Sewaktu saya berpaling kepada Juruselamat untuk penyembuhan, hati saya mulai dilembutkan terhadap anak-anak saya. Saya menyadari bahwa untuk mengasihi mereka seperti Dia mengasihi mereka berarti membuat beberapa perubahan. Bagi Dia, mengasihi bukanlah sebuah metode—itu adalah motivasi yang menjadi alasan segala sesuatu yang Dia lakukan. Dia berkata Dia tidak melakukan “apa pun kecuali demi manfaat dunia; karena Dia mengasihi dunia” (2 Nefi 26:24).
Memercayai kemampuan Juruselamat untuk melakukan pekerjaan-Nya (lihat 2 Nefi 27:20) mengizinkan saya untuk berfokus pada mengasihi anak-anak saya dan memperkenankan Tuhan untuk menyelamatkan mereka. Itu tidak berarti saya untuk berhenti berusaha membantu mereka, tetapi ketika mengasihi mereka menjadi alasan utama di balik interaksi saya dengan mereka, itu mengubah cara saya berinteraksi.
Saya mulai melihat mereka dalam cara yang berbeda. Saya mulai berfokus pada kekuatan dan bakat mereka serta mulai melihat betapa mereka adalah orang-orang yang pengasih, murah hati, cerdas, baik.
Suami saya dan saya lebih banyak mendengarkan dan lebih sedikit berbicara. Kami mengajukan pertanyaan tentang kehidupan mereka dan minat mereka. Alih-alih menghakimi, kami menunjukkan rasa ingin tahu kami.

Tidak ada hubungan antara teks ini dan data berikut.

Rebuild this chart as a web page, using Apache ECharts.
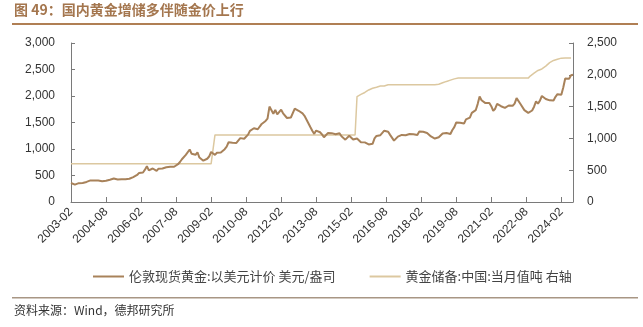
<!DOCTYPE html>
<html>
<head>
<meta charset="utf-8">
<script src="https://cdn.jsdelivr.net/npm/echarts@6/dist/echarts.min.js"></script>
<style>
html,body{margin:0;padding:0;background:#fff;}
#c{width:643px;height:327px;}
</style>
</head>
<body>
<div id="c"></div>
<script>
var startYear = 2003, startMonth = 2, monthCount = 259;
var categories = [];
for (var i = 0; i < monthCount; i++) {
  var m = startMonth - 1 + i;
  var y = startYear + Math.floor(m / 12);
  var mm = (m % 12) + 1;
  categories.push(y + '-' + (mm < 10 ? '0' + mm : mm));
}

var goldPrice = [
  359, 340, 328, 355, 356, 351, 360, 379, 379, 389, 407,
  414, 405, 406, 404, 384, 392, 398, 400, 406, 420, 439, 442,
  424, 423, 434, 429, 422, 431, 424, 438, 456, 470, 476, 510,
  549, 555, 557, 610, 676, 596, 633, 632, 599, 586, 628, 629,
  631, 665, 655, 680, 667, 655, 665, 665, 713, 754, 806, 803,
  889, 922, 990, 909, 888, 890, 939, 839, 830, 780, 760, 816,
  858, 943, 924, 890, 928, 946, 934, 949, 996, 1043, 1127, 1134,
  1118, 1095, 1114, 1149, 1205, 1232, 1193, 1215, 1271, 1343, 1370, 1391,
  1356, 1372, 1424, 1473, 1510, 1529, 1572, 1800, 1780, 1665, 1739, 1652,
  1656, 1742, 1674, 1650, 1585, 1596, 1594, 1626, 1760, 1760, 1721, 1688,
  1671, 1627, 1593, 1487, 1414, 1343, 1286, 1347, 1349, 1316, 1275, 1221,
  1244, 1300, 1336, 1299, 1287, 1279, 1311, 1296, 1239, 1222, 1176, 1200,
  1251, 1227, 1178, 1198, 1199, 1181, 1128, 1117, 1125, 1157, 1086, 1068,
  1097, 1200, 1246, 1242, 1260, 1276, 1345, 1341, 1326, 1267, 1238, 1157,
  1192, 1234, 1231, 1266, 1246, 1260, 1236, 1283, 1314, 1280, 1282, 1265,
  1331, 1331, 1325, 1335, 1303, 1282, 1238, 1202, 1198, 1215, 1221, 1250,
  1291, 1320, 1300, 1285, 1284, 1359, 1413, 1500, 1510, 1495, 1471, 1480,
  1560, 1597, 1592, 1683, 1716, 1732, 1847, 1990, 1921, 1900, 1866, 1858,
  1867, 1808, 1718, 1760, 1850, 1834, 1807, 1785, 1775, 1777, 1821, 1790,
  1817, 1856, 1960, 1937, 1849, 1836, 1733, 1764, 1681, 1664, 1726, 1798,
  1898, 1855, 1913, 2000, 1992, 1943, 1951, 1918, 1916, 1916, 1985, 2034,
  2034, 2024, 2159, 2331, 2352, 2326, 2393, 2400
];

var goldReserve = [
  600, 600, 600, 600, 600, 600, 600, 600, 600, 600, 600,
  600, 600, 600, 600, 600, 600, 600, 600, 600, 600, 600, 600,
  600, 600, 600, 600, 600, 600, 600, 600, 600, 600, 600, 600,
  600, 600, 600, 600, 600, 600, 600, 600, 600, 600, 600, 600,
  600, 600, 600, 600, 600, 600, 600, 600, 600, 600, 600, 600,
  600, 600, 600, 600, 600, 600, 600, 600, 600, 600, 600, 600,
  600, 600, 600, 1054, 1054, 1054, 1054, 1054, 1054, 1054, 1054, 1054,
  1054, 1054, 1054, 1054, 1054, 1054, 1054, 1054, 1054, 1054, 1054, 1054,
  1054, 1054, 1054, 1054, 1054, 1054, 1054, 1054, 1054, 1054, 1054, 1054,
  1054, 1054, 1054, 1054, 1054, 1054, 1054, 1054, 1054, 1054, 1054, 1054,
  1054, 1054, 1054, 1054, 1054, 1054, 1054, 1054, 1054, 1054, 1054, 1054,
  1054, 1054, 1054, 1054, 1054, 1054, 1054, 1054, 1054, 1054, 1054, 1054,
  1054, 1054, 1054, 1054, 1658, 1677, 1693, 1708, 1722, 1743, 1762,
  1778, 1788, 1798, 1805, 1808, 1823, 1823, 1823, 1838, 1843, 1843, 1843,
  1843, 1843, 1843, 1843, 1843, 1843, 1843, 1843, 1843, 1843, 1843, 1843,
  1843, 1843, 1843, 1843, 1843, 1843, 1843, 1843, 1843, 1843, 1843, 1852,
  1864, 1874, 1885, 1896, 1912, 1916, 1926, 1936, 1948, 1948, 1948, 1948,
  1948, 1948, 1948, 1948, 1948, 1948, 1948, 1948, 1948, 1948, 1948, 1948,
  1948, 1948, 1948, 1948, 1948, 1948, 1948, 1948, 1948, 1948, 1948, 1948,
  1948, 1948, 1948, 1948, 1948, 1948, 1948, 1948, 1948, 1948, 1980, 2010,
  2025, 2050, 2068, 2076, 2092, 2113, 2137, 2165, 2192, 2215, 2226, 2235,
  2245, 2257, 2262, 2264, 2264, 2264, 2264, 2264
];

var seriesNames = ['伦敦现货黄金:以美元计价 美元/盎司', '黄金储备:中国:当月值吨 右轴'];
var titleText = '图 49：国内黄金增储多伴随金价上行';
var sourceText = '资料来源：Wind，德邦研究所';

function commas(v) { return String(v).replace(/\B(?=(\d{3})+(?!\d))/g, ','); }

var chart = echarts.init(document.getElementById('c'), null, {renderer: 'canvas'});
var axisColor = '#7a7a7a';
var labelColor = '#333';
chart.setOption({
  animation: false,
  backgroundColor: '#fff',
  textStyle: {fontFamily: 'Liberation Sans, Arial, sans-serif'},
  grid: {left: 71, right: 70, top: 43, bottom: 125, containLabel: false},
  legend: {
    left: 88, top: 265, itemGap: 34, itemWidth: 31, itemHeight: 2, icon: 'rect',
    textStyle: {fontSize: 13, color: '#444', fontFamily: 'Noto Sans CJK SC'},
    data: seriesNames
  },
  graphic: [
    {type: 'text', left: 14, top: 3, style: {text: titleText, fill: '#a4764e', font: 'bold 14px "Noto Sans CJK SC"'}},
    {type: 'rect', shape: {x: 12, y: 23, width: 626, height: 2}, style: {fill: '#b07f54'}},
    {type: 'rect', shape: {x: 12, y: 297, width: 626, height: 1.5}, style: {fill: '#a89684'}},
    {type: 'text', left: 14, top: 304, style: {text: sourceText, fill: '#333', font: '12px "Noto Sans CJK SC"'}}
  ],
  xAxis: {
    type: 'category', data: categories, boundaryGap: false,
    axisLine: {lineStyle: {color: axisColor, width: 1}},
    axisTick: {inside: true, length: 5, interval: 17, lineStyle: {color: axisColor}},
    axisLabel: {interval: 17, rotate: 45, margin: 8, fontSize: 12, color: labelColor},
    splitLine: {show: false}
  },
  yAxis: [
    {
      type: 'value', min: 0, max: 3000, interval: 500,
      axisLine: {show: true, lineStyle: {color: axisColor}},
      axisTick: {show: true, inside: true, length: 4, lineStyle: {color: axisColor}},
      axisLabel: {fontSize: 12, color: labelColor, margin: 16, formatter: commas},
      splitLine: {show: false}
    },
    {
      type: 'value', min: 0, max: 2500, interval: 500,
      axisLine: {show: true, lineStyle: {color: axisColor}},
      axisTick: {show: true, inside: true, length: 4, lineStyle: {color: axisColor}},
      axisLabel: {fontSize: 12, color: labelColor, margin: 14, formatter: commas},
      splitLine: {show: false}
    }
  ],
  series: [
    {
      name: seriesNames[0], type: 'line', data: goldPrice, yAxisIndex: 0,
      symbol: 'none', lineStyle: {color: '#a8825a', width: 2}, itemStyle: {color: '#a8825a'}, z: 3
    },
    {
      name: seriesNames[1], type: 'line', data: goldReserve, yAxisIndex: 1,
      symbol: 'none', lineStyle: {color: '#dcc8a0', width: 1.5}, itemStyle: {color: '#dcc8a0'}, z: 2
    }
  ]
});
</script>
</body>
</html>
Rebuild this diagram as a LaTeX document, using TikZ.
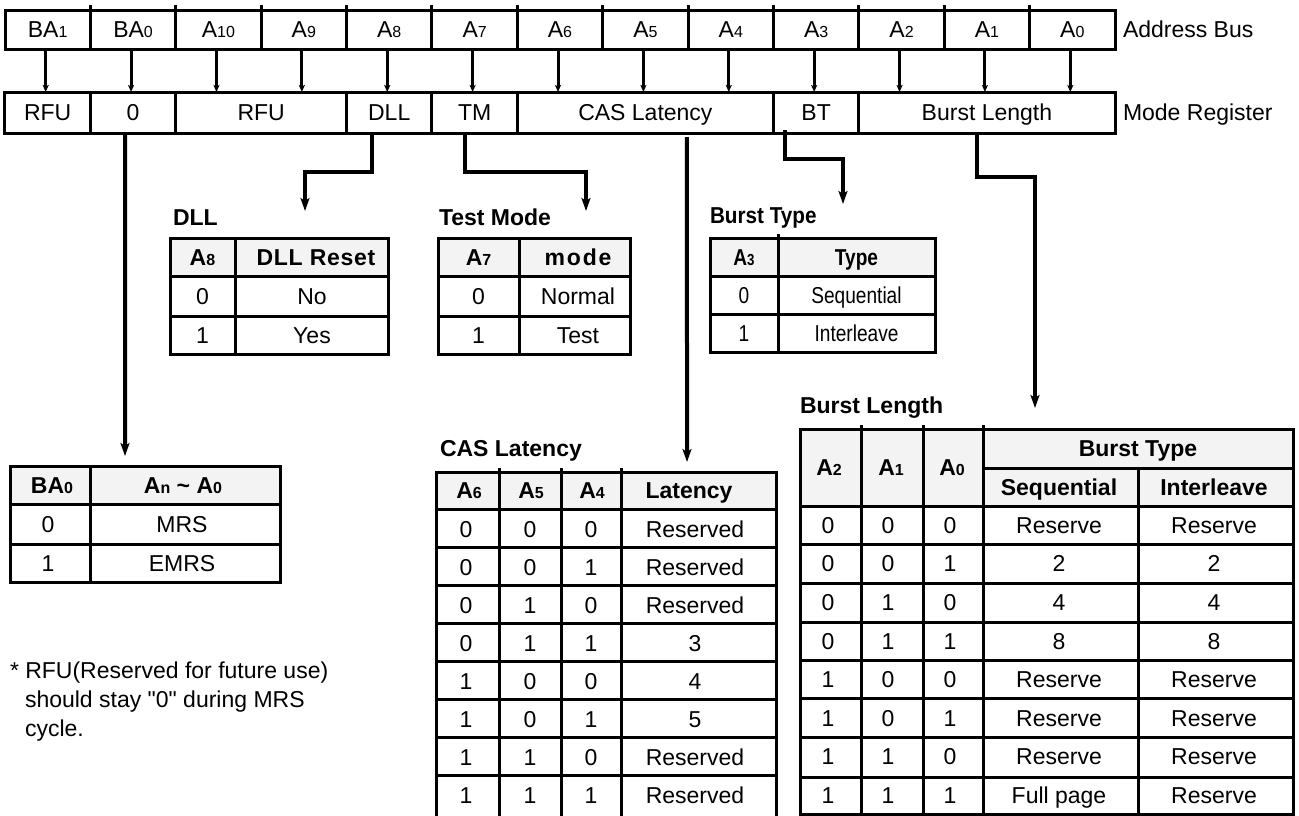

Kami menggantikan kritikan dan kekecewaan dengan ungkapan kasih, dan anak-anak kami dapat merasakan bahwa itu adalah tulus.
Rumah kami menjadi tempat di mana kami dapat merasakan kasih dan diterima. Mereka berhenti menyembunyikan hal-hal dari kami dan mulai menjadi jujur serta terbuka tentang apa yang terjadi dalam kehidupan mereka. Kami tumbuh semakin dekat.
Keluarga kami masih dalam proses, tetapi anak-anak kami senang datang ke rumah kami dan menghabiskan waktu bersama kami sekarang. Mereka merasa aman berada bersama kami, dan melalui kasih kami saya harap mereka dapat merasakan kasih Allah bagi mereka. Saya tidak tahu apakah dalam masa kehidupan ini mereka akan kembali kepada hal-hal yang telah diajarkan kepada mereka sewaktu kanak-kanak, tetapi saya tahu bahwa mereka berada dalam tangan Juruselamat.